Invisible Mobile Market Starts to Appear

By Ed Sutherland

June 14, 2002

The public Wi-Fi connection you use today could tomorrow look after your child's safety, a corporation's bottom line or even turn your body into a living medical history repository.

Dwarfing the few billions of people on this planet able to own a cell phone, operate a wireless network or subscribe to a mobile service are hundreds of billions of machines, medical devices, UPC labels and inventory control systems waiting to be connected. They could form the widest area network ever envisioned.

Marketing firm Forrester Research's European unit has coined the term invisible mobile to describe "mobile communications without human intervention." The report's author, Lars Godell, says invisible mobile will reignite growth throughout the mobile telecom industry within five to 20 years.

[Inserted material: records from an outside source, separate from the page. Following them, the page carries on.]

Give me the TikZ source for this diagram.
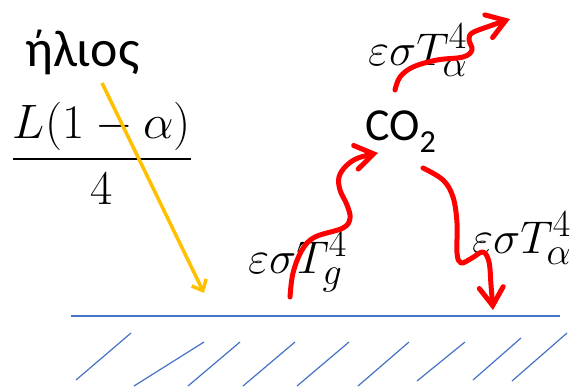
\documentclass[tikz,border=0pt]{standalone}
\usepackage{amsmath}
\usepackage{graphicx}
\usepackage{fontspec}
\setmainfont{Carlito}
\usetikzlibrary{arrows.meta}
\definecolor{ground}{HTML}{4472C4}
\definecolor{sun}{HTML}{FFC000}
\definecolor{heat}{HTML}{FF0000}
\newcommand{\bigmath}[2][1.85]{\scalebox{#1}{\Huge$#2$}}
\begin{document}
\begin{tikzpicture}[x=1bp,y=-1bp,
  lbl/.style={inner sep=0pt},
  txt/.style={inner sep=0pt,font=\fontsize{46}{52}\selectfont},
  wave/.style={draw=heat,line width=5bp,line cap=round,line join=round,
    -{Straight Barb[length=18bp,width=24bp,line cap=round]}},
  ray/.style={draw=sun,line width=3.5bp,-{Straight Barb[length=9bp,width=16bp]}},
  hatch/.style={draw=ground,line width=1.2bp}]
\useasboundingbox (0,0) rectangle (572,387);
% texts
\node[txt,anchor=base west,font=\fontsize{52}{58}\selectfont] (helios) at (25,66) {ήλιος};
\node[lbl,anchor=base] (frac) at (102,171) {\bigmath[1.95]{\dfrac{L(1-\alpha)}{4}}};
\node[txt,anchor=base west] (co2) at (365,140) {CO\textsubscript{2}};
\node[lbl,anchor=base west] (up) at (368,65) {\bigmath{\varepsilon\sigma T_\alpha^4}};
\node[lbl,anchor=base west] (gr) at (248,273) {\bigmath{\varepsilon\sigma T_g^4}};
\node[lbl,anchor=base west] (down) at (472,253) {\bigmath{\varepsilon\sigma T_\alpha^4}};
% ground
\coordinate (gl) at (71,316);
\coordinate (gr2) at (560,316);
\draw[ground,line width=1.3bp] (gl) -- (gr2);
\foreach \a/\b/\c/\d in {76/380/131/333,134/386/204/342,188/386/240/342,243/386/295/342,297/386/349/342,358/386/409/342,417/381/465/342,473/380/521/338,512/381/567/333}
  \draw[hatch] (\a,\b) -- (\c,\d);
% sun ray
\coordinate (sunA) at (102,83);
\coordinate (sunB) at (204,293);
\draw[ray] (sunA) -- (sunB);
% wavy arrows
\draw[wave] plot[smooth,tension=0.6] coordinates {(290,297) (293,273) (302,250) (315,237) (343,228) (350,218) (347,205) (340,190) (339,177) (346,166) (358,158) (378,153)};
\draw[wave] plot[smooth,tension=0.6] coordinates {(423,168) (443,180) (453,197) (457,223) (457,253) (461,263) (472,258) (483,252) (489,262) (491,285) (493,310)};
\draw[wave] plot[smooth,tension=0.6] coordinates {(395,90) (400,77) (413,67) (437,60) (463,57) (472,50) (469,40) (472,33) (487,27) (510,19)};
\end{tikzpicture}
\end{document}
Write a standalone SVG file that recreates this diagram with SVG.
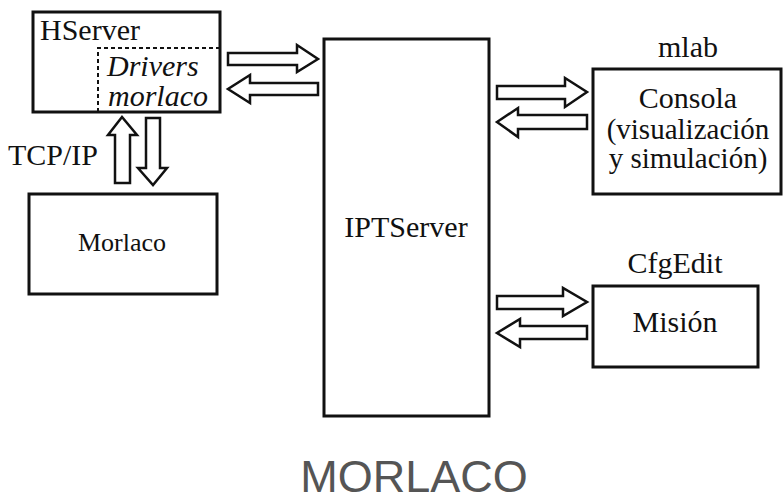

Who will benefit from this new market? IBM, Sony and Ericsson are only three of the many equipment vendors, device makers and solution providers that would come out winners, according to the report. They'd do it with better inventory tracking using Radio Freqency ID tags, which in turn will increase corporation profits.

An invisible network would combine Body area networks (BANs) composed of sensors worn or implanted, with Bluetooth-based Personal area networks (PANs), inexpensive wireless local area networks (WLANs) and established cellular wide area networks (WANs).

Invisible mobile will pick up where visible mobile is beginning to show signs of a slowdown. Not only is the visible mobile sector limited by the number of humans, but also by human limitations and the excruciating financial cost of bringing new mobile services to humans.

As nearly 70 percent of the 385 million people of Western Europe have cell phones, wireless subscriptions have begun to fall. In 2001, Germany alone saw a three percent reduction in wireless customers, according to Forrester. Forrester believes the number of mobile subscribers will never exceed 80 percent of the population. However, there are trillions of machines, appliances, and consumer items waiting to communicate.

Despite the fervor of wireless carriers to introduce new services, humans have just so much time and money to spend on the phone.

Forrester estimates the capital expenditure for 3G is 15 times higher than for 2.5G systems. Additionally, Europe will need 700,000 3G base stations, each costing between $189,000 to $473,000.

Although the number of new subscribers will level off or decline, wireless carriers will still need to pump more money into their marketing and support activities to keep customer turnover, or "churn", down.

Invisible mobile has no such constraints. As the cellular carriers of visible mobile look far and wide for room to launch their 3G and 4G networks, the invisible mobile side employs WLANs, Bluetooth, GPRS and RFID -- all established technologies that work with little radio spectrum.

Cost for the invisible mobile market will be much less. As costs rise in the visible mobile sector, WLAN or Bluetooth access points are dropping from $400 in 2001 to just $100 over the next 18 months, according to Forrester. RFID chips costing as much as $3 each today will drop to a nickel a piece in three to five years, according to the report.

Corporate giants such as Coca-Cola, Wal-Mart and Procter & Gamble are investing heavily in the invisible mobile market. Given have given the Massachusetts Institute of Technology's Auto-ID Center $6.9 million to create an electronic product code (EPC) to replace the current paper UPC. An EPC would use RFID technology to track items from the warehouse to the store shelf and on to the consumer's refrigerator.

For example, Forrester says Coca-Cola could reduce lost sales due to items being out of stock by using EPCs to track the 200 million products it produces each year.

By Ford placing a radio tag on car parts, a GPRS unit in completed autos and wirelessly link all the factory machines, Forrester believes the car maker could eliminate factory errors, collect data from cars on the road allowing autos to be repaired before they break down and tweak production for optimum factory output.

The controversial RFID-based VeriChip from Applied Digital Solutions, placed under the skin, could turn your body into a network and carry your full medical history. The invisible mobile concept is being explored by companies like En-Vision America, which attaches an RFID tag to medicine bottles preventing the blind from taking the wrong medication.

How about the invisible mobile as baby sitter? A newborn baby with an RFID ID tag could be wrapped in a blanket that monitors body temperature and heartbeat. Upon the first signs of fever, doctors and nurses could be paged using Bluetooth or 802.11 and the baby's family receives a SMS alert -- all automatically, with no humans in the loop.